Sadly, TriCalifornia recently announced that they're not hosting any of their own events in 2017, so my event support in 2017 is going to need to be more diverse.

I've been having fun climbing towers for the Salinas Valley Repeater Group this year. They're a good group of guys with an impressive repeater network set up covering the bay area down to Fresno. I love tower climbing since it's a good day of exercise on top of a great excuse to get tours of radio sites.

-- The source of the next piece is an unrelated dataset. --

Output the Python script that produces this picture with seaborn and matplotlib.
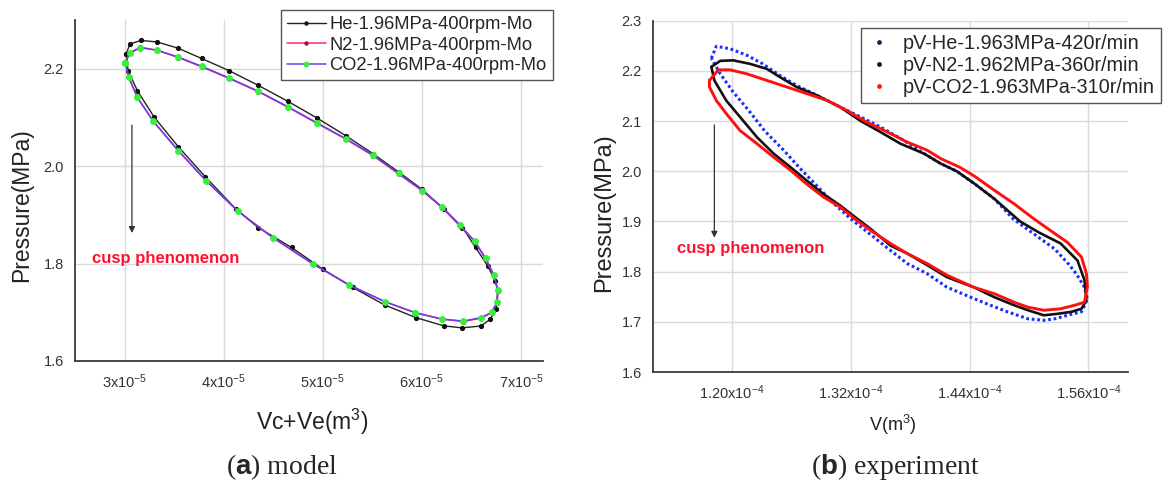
import numpy as np
import pandas as pd
import matplotlib
matplotlib.use("Agg")
import matplotlib.pyplot as plt
import seaborn as sns
from matplotlib.lines import Line2D
from matplotlib.ticker import MultipleLocator, FixedLocator

# ---------------- data (a) model : volume in 1e-5 m^3, pressure in MPa ----------------
he_v = [3.016, 3.054, 3.166, 3.327, 3.541, 3.777, 4.054, 4.347, 4.647, 4.939, 5.235, 5.509,
        5.771, 5.996, 6.221, 6.408, 6.540, 6.663, 6.738, 6.765, 6.746, 6.690, 6.596, 6.408,
        6.221, 5.940, 5.622, 5.302, 5.003, 4.684, 4.347, 4.122, 3.815, 3.541, 3.297, 3.129,
        3.035, 3.016]
he_p = [2.230, 2.251, 2.258, 2.255, 2.242, 2.221, 2.196, 2.166, 2.133, 2.099, 2.062, 2.025,
        1.987, 1.953, 1.912, 1.874, 1.833, 1.795, 1.764, 1.744, 1.706, 1.686, 1.672, 1.668,
        1.672, 1.689, 1.715, 1.751, 1.788, 1.833, 1.874, 1.912, 1.978, 2.040, 2.101, 2.155,
        2.196, 2.230]

n2_v = [3.006, 3.054, 3.159, 3.327, 3.541, 3.777, 4.054, 4.347, 4.647, 4.939, 5.235, 5.509,
        5.764, 6.004, 6.202, 6.382, 6.532, 6.641, 6.727, 6.765, 6.757, 6.701, 6.596, 6.416,
        6.202, 5.933, 5.622, 5.266, 4.902, 4.497, 4.141, 3.822, 3.541, 3.290, 3.129, 3.043,
        3.006]
n2_p = [2.213, 2.233, 2.244, 2.238, 2.223, 2.204, 2.180, 2.153, 2.121, 2.088, 2.055, 2.021,
        1.984, 1.949, 1.915, 1.877, 1.845, 1.809, 1.775, 1.744, 1.720, 1.699, 1.688, 1.681,
        1.686, 1.699, 1.722, 1.756, 1.799, 1.853, 1.908, 1.970, 2.032, 2.092, 2.141, 2.182,
        2.213]

co2_v = [3.006, 3.054, 3.159, 3.327, 3.541, 3.777, 4.054, 4.347, 4.647, 4.939, 5.235, 5.509,
         5.764, 6.004, 6.202, 6.382, 6.532, 6.641, 6.727, 6.765, 6.757, 6.701, 6.596, 6.416,
         6.202, 5.933, 5.622, 5.266, 4.902, 4.497, 4.141, 3.822, 3.541, 3.290, 3.129, 3.043,
         3.006]
co2_p = [2.212, 2.232, 2.243, 2.238, 2.224, 2.205, 2.181, 2.154, 2.122, 2.089, 2.056, 2.022,
         1.985, 1.950, 1.916, 1.879, 1.846, 1.811, 1.776, 1.745, 1.721, 1.700, 1.689, 1.682,
         1.686, 1.699, 1.722, 1.756, 1.799, 1.853, 1.908, 1.970, 2.032, 2.092, 2.141, 2.182,
         2.212]

model_labels = ["He-1.96MPa-400rpm-Mo", "N2-1.96MPa-400rpm-Mo", "CO2-1.96MPa-400rpm-Mo"]

# ---------------- data (b) experiment : volume in 1e-6 m^3, pressure in MPa ----------------
exp_he_v = [117.9, 118.4, 119.8, 121.5, 123.1, 124.8, 126.5, 128.6, 130.9, 133.0, 135.0, 137.3,
            139.4, 141.1, 142.7, 144.5, 146.5, 148.4, 150.5, 152.6, 154.0, 154.8, 155.6, 155.9,
            155.3, 153.9, 152.6, 151.5, 149.9, 147.8, 146.1, 144.1, 141.7, 139.7, 137.7, 135.5,
            133.6, 132.0, 130.2, 128.6, 126.9, 125.2, 123.3, 121.8, 120.1, 118.8, 117.9]
exp_he_p = [2.225, 2.249, 2.244, 2.231, 2.214, 2.191, 2.171, 2.151, 2.128, 2.108, 2.088, 2.062,
            2.035, 2.015, 2.000, 1.975, 1.945, 1.905, 1.875, 1.845, 1.815, 1.795, 1.769, 1.745,
            1.720, 1.713, 1.706, 1.703, 1.706, 1.720, 1.733, 1.749, 1.769, 1.796, 1.816, 1.850,
            1.880, 1.905, 1.937, 1.970, 2.005, 2.042, 2.080, 2.118, 2.158, 2.194, 2.225]

exp_n2_v = [117.9, 118.8, 120.1, 121.8, 123.5, 124.8, 126.5, 128.6, 130.9, 133.0, 135.0, 137.0,
            139.4, 141.1, 142.7, 144.5, 146.5, 149.1, 151.0, 153.2, 154.9, 155.6, 155.8, 155.3,
            154.3, 152.9, 151.5, 149.9, 148.5, 146.5, 144.4, 141.7, 139.7, 137.7, 136.0, 134.0,
            132.6, 130.9, 129.2, 127.5, 125.9, 124.2, 122.5, 120.8, 119.4, 118.2, 117.9]
exp_n2_p = [2.208, 2.220, 2.221, 2.214, 2.204, 2.188, 2.168, 2.151, 2.128, 2.100, 2.078, 2.055,
            2.035, 2.015, 2.000, 1.975, 1.945, 1.900, 1.878, 1.856, 1.822, 1.783, 1.743, 1.726,
            1.720, 1.716, 1.713, 1.723, 1.733, 1.749, 1.769, 1.789, 1.813, 1.836, 1.852, 1.885,
            1.906, 1.932, 1.955, 1.982, 2.008, 2.035, 2.068, 2.108, 2.141, 2.181, 2.208]

exp_co2_v = [117.7, 118.6, 119.8, 121.5, 123.5, 125.5, 127.5, 129.6, 131.6, 133.6, 135.7, 137.7,
             139.7, 141.1, 143.0, 144.5, 146.5, 148.5, 150.5, 152.3, 153.9, 155.3, 155.8, 155.9,
             155.6, 154.6, 153.2, 151.5, 149.9, 148.5, 146.5, 144.4, 141.7, 139.7, 137.7, 136.0,
             134.0, 132.6, 130.9, 129.2, 127.5, 125.9, 124.2, 122.5, 120.8, 119.4, 118.4, 117.7,
             117.7]
exp_co2_p = [2.181, 2.202, 2.202, 2.194, 2.181, 2.168, 2.155, 2.141, 2.121, 2.098, 2.078, 2.058,
             2.042, 2.025, 2.008, 1.990, 1.962, 1.935, 1.905, 1.880, 1.858, 1.829, 1.796, 1.770,
             1.739, 1.733, 1.726, 1.723, 1.729, 1.739, 1.756, 1.769, 1.793, 1.816, 1.836, 1.856,
             1.882, 1.902, 1.929, 1.949, 1.975, 2.002, 2.028, 2.055, 2.081, 2.115, 2.141, 2.168,
             2.181]

exp_labels = ["pV-He-1.963MPa-420r/min", "pV-N2-1.962MPa-360r/min", "pV-CO2-1.963MPa-310r/min"]

# ---------------- ticks ----------------
left_xticks = [3, 4, 5, 6, 7]
left_xticklabels = ["3x10$^{-5}$", "4x10$^{-5}$", "5x10$^{-5}$", "6x10$^{-5}$", "7x10$^{-5}$"]
left_yticks = [1.6, 1.8, 2.0, 2.2]
right_xticks = [120, 132, 144, 156]
right_xticklabels = ["1.20x10$^{-4}$", "1.32x10$^{-4}$", "1.44x10$^{-4}$", "1.56x10$^{-4}$"]
right_yticks = [1.6, 1.7, 1.8, 1.9, 2.0, 2.1, 2.2, 2.3]

# ---------------- style ----------------
sns.set_style("white")
plt.rcParams["font.family"] = ["Liberation Sans", "DejaVu Sans"]
plt.rcParams["mathtext.fontset"] = "custom"
plt.rcParams["mathtext.rm"] = "Liberation Sans"
plt.rcParams["mathtext.it"] = "Liberation Sans:italic"
plt.rcParams["mathtext.bf"] = "Liberation Sans:bold"
plt.rcParams["mathtext.default"] = "regular"

W, H = 1164, 490
fig = plt.figure(figsize=(W / 100, H / 100), dpi=100)
axL = fig.add_axes([75 / W, 1 - 361 / H, (543 - 75) / W, (361 - 20) / H])
axR = fig.add_axes([653 / W, 1 - 372 / H, (1128 - 653) / W, (372 - 20.7) / H])

grid_c = "#dadada"
axis_c = "#3a3a3a"


def style_axes(ax):
    for s in ["top", "right"]:
        ax.spines[s].set_visible(False)
    for s in ["left", "bottom"]:
        ax.spines[s].set_color(axis_c)
        ax.spines[s].set_linewidth(1.3)
    ax.tick_params(which="major", direction="out", length=4, width=1.1, color=axis_c,
                   labelsize=10.5, labelcolor="#333333", pad=4)
    ax.tick_params(which="minor", direction="out", length=2.5, width=1.0, color=axis_c)
    ax.grid(True, which="major", color=grid_c, linewidth=1.0)
    ax.set_axisbelow(True)


# ---------------- (a) model ----------------
sns.lineplot(x=he_v, y=he_p, ax=axL, sort=False, estimator=None, color="#222222", lw=1.0,
             marker="o", markersize=3, markerfacecolor="#111111", markeredgecolor="#111111",
             label=model_labels[0])
sns.lineplot(x=n2_v, y=n2_p, ax=axL, sort=False, estimator=None, color="#f0306a", lw=1.1,
             marker="o", markersize=3, markerfacecolor="#a01030", markeredgecolor="#a01030",
             label=model_labels[1])
sns.lineplot(x=co2_v, y=co2_p, ax=axL, sort=False, estimator=None, color="#6a3cf0", lw=1.1,
             marker="o", markersize=4.2, markerfacecolor="#36f03a", markeredgecolor="#36f03a",
             label=model_labels[2])

axL.set_xlim(2.5, 7.22)
axL.set_ylim(1.6, 2.3)
axL.xaxis.set_major_locator(FixedLocator(left_xticks))
axL.set_xticklabels(left_xticklabels)
axL.xaxis.set_minor_locator(MultipleLocator(0.5))
axL.yaxis.set_major_locator(FixedLocator(left_yticks))
axL.set_yticklabels([f"{v:.1f}" for v in left_yticks])
axL.yaxis.set_minor_locator(MultipleLocator(0.1))
style_axes(axL)

axL.set_xlabel("Vc+Ve(m$^3$)", fontsize=16.5, color="#222222")
axL.set_ylabel("Pressure(MPa)", fontsize=16.5, color="#222222")
axL.xaxis.set_label_coords(0.506, -0.179)
axL.xaxis.label.set_va("center")
axL.yaxis.set_label_coords(-0.113, 0.457)
axL.yaxis.label.set_va("center")

axL.annotate("", xy=(3.074, 1.857), xytext=(3.074, 2.090),
             arrowprops=dict(arrowstyle="-|>", color="#333333", lw=0.9, mutation_scale=9))
axL.text(2.669, 1.811, "cusp phenomenon", color="#ff1030", fontsize=12, fontweight="bold",
         ha="left", va="center")

legL = axL.legend(loc="upper right", bbox_to_anchor=(553 / W, 1 - 10 / H),
                  bbox_transform=fig.transFigure, fontsize=13.2, frameon=True, fancybox=False,
                  edgecolor="#555555", framealpha=1, handlelength=2.1, handletextpad=0.2,
                  labelspacing=0.18, borderpad=0.35, borderaxespad=0, markerscale=0.8)
legL.get_frame().set_linewidth(1.0)

# ---------------- (b) experiment ----------------
sns.lineplot(x=exp_he_v, y=exp_he_p, ax=axR, sort=False, estimator=None, color="#1a2cff",
             lw=2.2, linestyle=(0, (0.9, 0.9)))
sns.lineplot(x=exp_n2_v, y=exp_n2_p, ax=axR, sort=False, estimator=None, color="#111111", lw=1.9)
sns.lineplot(x=exp_co2_v, y=exp_co2_p, ax=axR, sort=False, estimator=None, color="#ff1010", lw=2.1)

axR.set_xlim(112, 160)
axR.set_ylim(1.6, 2.3)
axR.xaxis.set_major_locator(FixedLocator(right_xticks))
axR.set_xticklabels(right_xticklabels)
axR.xaxis.set_minor_locator(MultipleLocator(4))
axR.yaxis.set_major_locator(FixedLocator(right_yticks))
axR.set_yticklabels([f"{v:.1f}" for v in right_yticks])
axR.yaxis.set_minor_locator(MultipleLocator(0.05))
style_axes(axR)

axR.set_xlabel("V(m$^3$)", fontsize=13, color="#222222")
axR.set_ylabel("Pressure(MPa)", fontsize=17, color="#222222")
axR.xaxis.set_label_coords(0.505, -0.151)
axR.xaxis.label.set_va("center")
axR.yaxis.set_label_coords(-0.103, 0.455)
axR.yaxis.label.set_va("center")

axR.annotate("", xy=(118.2, 1.862), xytext=(118.2, 2.098),
             arrowprops=dict(arrowstyle="-|>", color="#333333", lw=0.9, mutation_scale=9))
axR.text(114.4, 1.846, "cusp phenomenon", color="#ff1030", fontsize=12, fontweight="bold",
         ha="left", va="center")

handlesR = [Line2D([], [], linestyle="none", marker="o", markersize=2.4, color=c)
            for c in ["#1a1a60", "#111111", "#ff1010"]]
legR = axR.legend(handlesR, exp_labels, loc="upper right", bbox_to_anchor=(1161 / W, 1 - 28 / H),
                  bbox_transform=fig.transFigure, fontsize=14.3, frameon=True, fancybox=False,
                  edgecolor="#555555", framealpha=1, handlelength=1.2, handletextpad=0.6,
                  labelspacing=0.15, borderpad=0.3, borderaxespad=0)
legR.get_frame().set_linewidth(1.0)

# ---------------- captions ----------------
fig.text(282 / W, 1 - 467 / H, r"($\mathbf{a}$) model", fontsize=20, ha="center", va="center",
         family=["Liberation Serif"], math_fontfamily="custom")
fig.text(895 / W, 1 - 467 / H, r"($\mathbf{b}$) experiment", fontsize=20, ha="center", va="center",
         family=["Liberation Serif"], math_fontfamily="custom")

fig.savefig("out.png", dpi=100)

In the category of "crazy adventures I never got around to writing about," one of my friends this year called me up at the last minute in the end of June:
"Hey Kenneth, I know you like to go on crazy adventures. You want to help one of my friends put on a commercial fireworks in Ft Bragg?"
Yes. Yes I do.

It ended up being a full day experience of get up at 5am, drive up to Ft Bragg, spend the afternoon unloading 650lb of fireworks and the corresponding gun racks out of a box truck, and then firing the show before crashing in a motel. The fun part about these "hand-fired" shows is that we don't use a mile and a half of electronic matches to light off the shells but I get handed a 20 min road flare at the beginning of the show and get to run around using the road flare to light off the fireworks.


So now for the question on what I want to try and do in 2017. My tradition of trying to pick up a new hobby every year started getting more difficult recently mainly because my hobbies (repeaters, beer brewing, tower climbing, etc) all tend to be so equipment intensive that my apartment is starting to get ridiculous with all my stuff.

I think I was on to something good with the 2016 "public speaking" objective, so I think I'm going to go on a similar vein this year and try and get four magazine articles out the door. I've been complaining about how disappointing the amateur radio magazines have been long enough that I just need to put up and start delivering the content I want to read. The ARRL also pays pretty decent money for accepted content too, so that's a nice perk that this year's hobby might actually be cash positive for once. We'll see at the end of the year as to how I do.